In Viaggio
Analyse du film actuellement au cinéma : IN VIAGGIO de GIANFRANCO ROSI
Infatigable voyageur et grand faiseur d’images, qui aurait imaginé que Rosi déciderait un jour de s’enfermer dans une salle de montage pour concocter un film à base d’images d’archives. En l’occurrence, celles du Vatican, qui documente les déplacements du pape François.
Dans son documentaire Fuocoammare (2016), Gianfranco Rosi filmait d’un côté les migrants qui débarquent à Lampedusa, de l’autre les locaux de l’île qui vivent dans une quasi-¬indifférence envers les premiers. Dans In viaggio, qui suit les voyages du pape, le cinéaste adopte une construction proche de ce précédent film, celle du montage parallèle. On assiste d’un côté aux déclarations du pape pour l’accueil et la solidarité avec les migrants ou contre la guerre, de l’autre à des scènes de violences et de misère.
En 2013, pour son premier voyage, le pape François se rend sur l’île de Lampedusa, où il fait appel à la solidarité avec les migrants.
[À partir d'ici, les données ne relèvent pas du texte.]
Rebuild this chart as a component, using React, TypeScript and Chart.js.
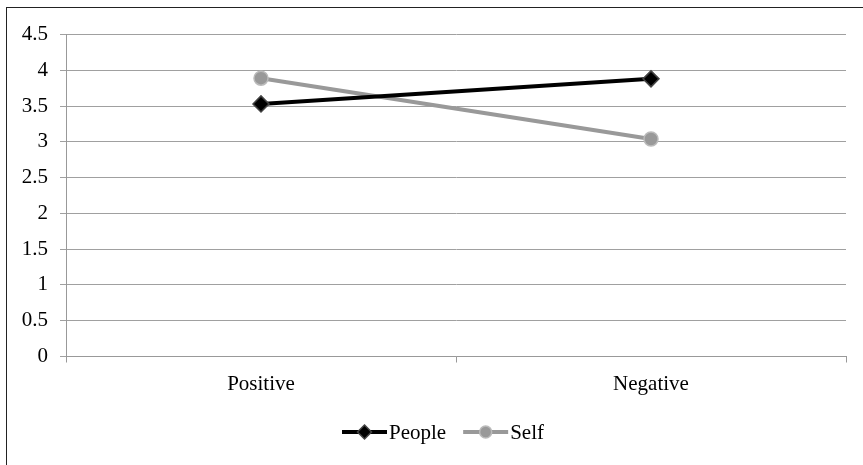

Depuis le début de son pontificat, il a déjà visité 53 pays, s’exprimant tour à tour sur la pauvreté, la dignité, le climat, les migrations et la condamnation de toutes les guerres. À travers un montage d’archives, Gianfranco Rosi retrace l’itinéraire du pape, témoin de la misère du monde et toujours plus conscient des limites du réconfort de ses paroles.
Le documentaire s’ouvre et se conclut sur un très gros plan du pape les yeux baissés. Puis nous voyons le pape François à Lampedusa qui dénonce « la globalisation de l’indifférence », comme aux États-Unis le commerce des armes et les abus sexuels commis par certains prêtres, au Canada l’oppression des peuples indigènes par de nombreux chrétiens, en Arménie le génocide, ou en Irak l’instrumentalisation guerrière de la religion. On voit aussi le Pape François visiter des prisons de femmes et d’hommes, on le voit parler du pouvoir de collaborer avec d’autres religions, on le voit lors de conférences de presse, on le voit dire que la dignité est contagieuse, on le voit se rapprocher de ceux qui souffrent de pauvreté et de ceux dont les droits sont niés, on le voit dénoncer l’absence de reconnaissance des immigrés comme réfugiés,…
En une vingtaine de séquences et autant de voyages, Rosi rend compte de l’exercice de la conscience d’un homme doux, troublé par le monde moderne mais plein d’ espérance pour l’humanité
In Viaggio fut longuement ovationné lors de sa projection hors compétition à la 79e Mostra de Venise.